Anti-abortion activists have been using a deeply misleading refrain to squash access to mifepristone, a drug approved in 2000 by the US Food and Drug Administration (FDA) to safely end pregnancies.
“Pregnancy is not an illness,” declared Erik Baptist, the lead counsel for the coalition of anti-abortion groups Alliance Defending Freedom, in a hearing before Judge Matthew Kacsmaryk in a federal district court in Texas last month. “Pregnancy is not a disease.”
Last Friday night, when Kacsmaryk issued his unprecedented decision ordering mifepristone to be pulled from the market, the anti-abortion judge said the same thing: “Pregnancy is not an ‘illness,’” Kacsmaryk emphasized in his 67-page order, writing that it’s “a natural process essential to perpetuating human life.”
The argument matters because anti-abortion leaders claim the FDA illegally approved mifepristone through an accelerated drug reviewal process known as Subpart H that only applies to “new drugs for serious or life-threatening illnesses.” If pregnancy isn’t an illness, their logic goes, then mifepristone shouldn’t have been approved at all.
It’s a silly argument that reflects both an unreasonably textualist interpretation of the law, as well as a Christian view that pregnancy is holy and stopping it is sacrilege.

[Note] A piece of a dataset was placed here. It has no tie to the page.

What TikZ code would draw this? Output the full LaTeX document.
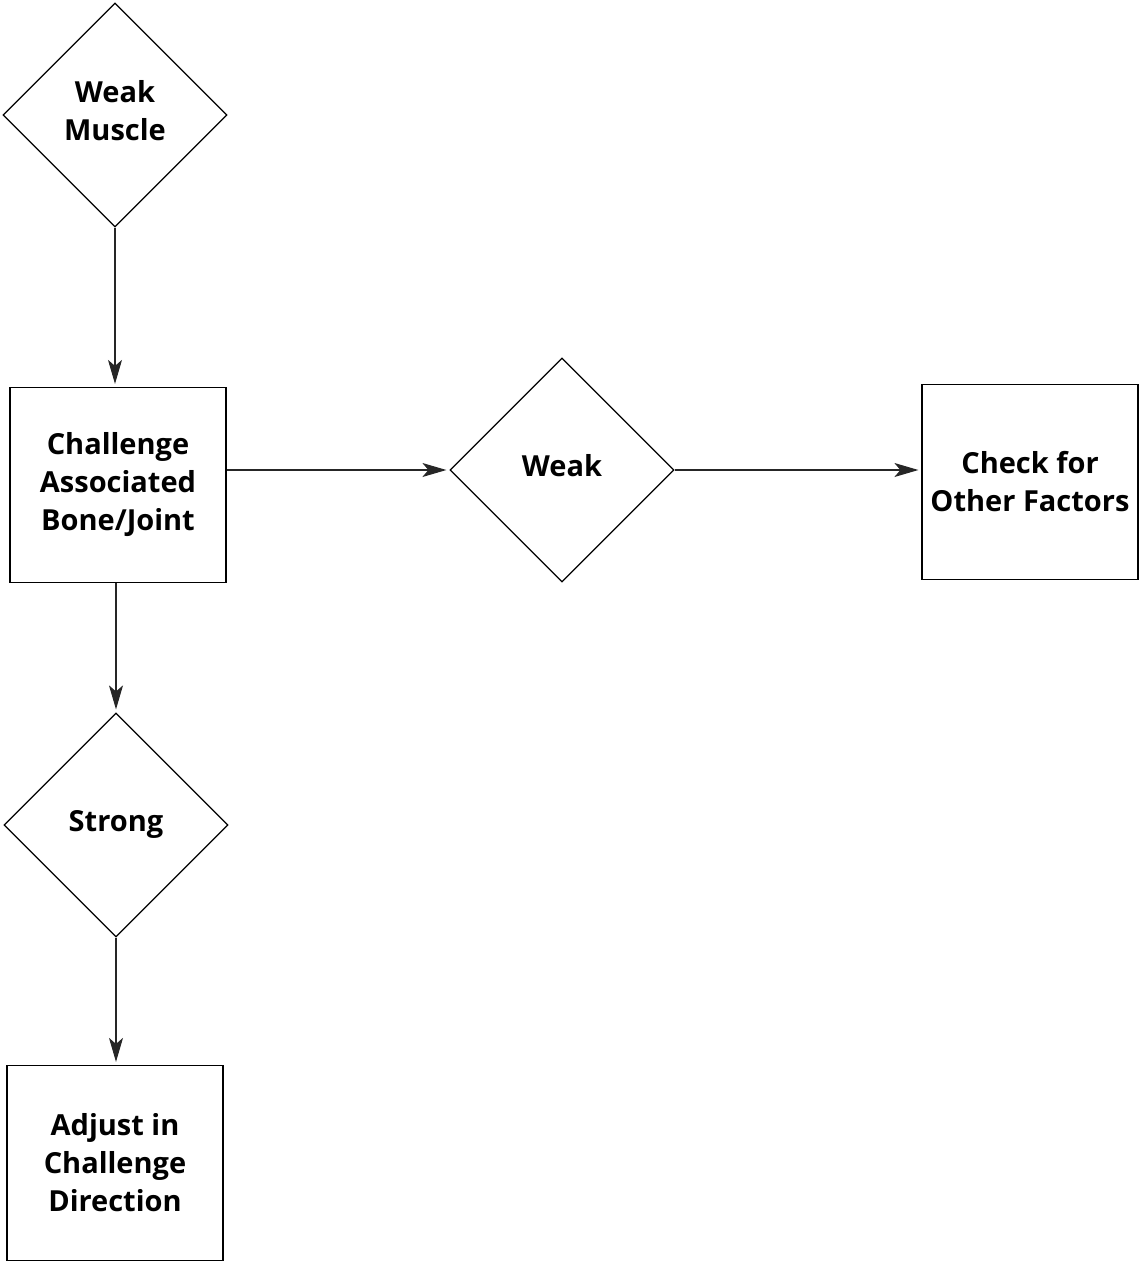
\documentclass[tikz,border=0pt]{standalone}
\usepackage{fontspec}
\setmainfont{Open Sans}
\usetikzlibrary{arrows.meta,positioning,calc,shapes.geometric}
\tikzset{
  dnode/.style={diamond, draw, line width=1.2pt, minimum width=224pt, minimum height=224pt, inner sep=0pt, align=center, font=\fontsize{29}{38}\selectfont\bfseries},
  bnode/.style={rectangle, draw, line width=1.2pt, minimum width=216pt, minimum height=195pt, inner sep=0pt, align=center, font=\fontsize{29}{38}\selectfont\bfseries},
  farr/.style={-{Stealth[length=24pt, width=14pt, inset=6pt]}, line width=1.1pt, black!85, shorten >=3pt},
}

\begin{document}
\begin{tikzpicture}[x=1pt, y=-1pt]
  \useasboundingbox (0,0) rectangle (1141,1262);
  \node[dnode] (wm) at (115,115) {Weak\\Muscle\\[-29pt]};
  \node[bnode] (ch) at (118,485) {Challenge\\Associated\\Bone/Joint};
  \node[dnode] (wk) at (562,470) {Weak\\[-29pt]};
  \node[bnode] (of) at (1030,482) {Check for\\Other Factors};
  \node[dnode] (st) at (116,825) {Strong\\[-29pt]};
  \node[bnode] (ad) at (115,1163) {Adjust in\\Challenge\\Direction};
  \draw[farr] (wm.south) -- (wm.south |- ch.north);
  \draw[farr] (ch.east |- wk.west) -- (wk.west);
  \draw[farr] (wk.east) -- (wk.east -| of.west);
  \draw[farr] (ch.south -| st.north) -- (st.north);
  \draw[farr] (st.south) -- (st.south |- ad.north);
\end{tikzpicture}
\end{document}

It’s a shoddy legal interpretation because there’s a long history of the FDA using the terms illness, disease, and condition interchangeably. In an amicus brief filed in the case in February, 19 US food and drug scholars from 16 academic institutions across the United States emphasized mifepristone has always been lawfully approved.
“Although amici represent a diverse range of ideologies and do not necessarily agree on all moral and ethical questions associated with abortion, [we] uniformly agree that Plaintiffs have gravely mischaracterized U.S. federal food and drug law,” the experts wrote.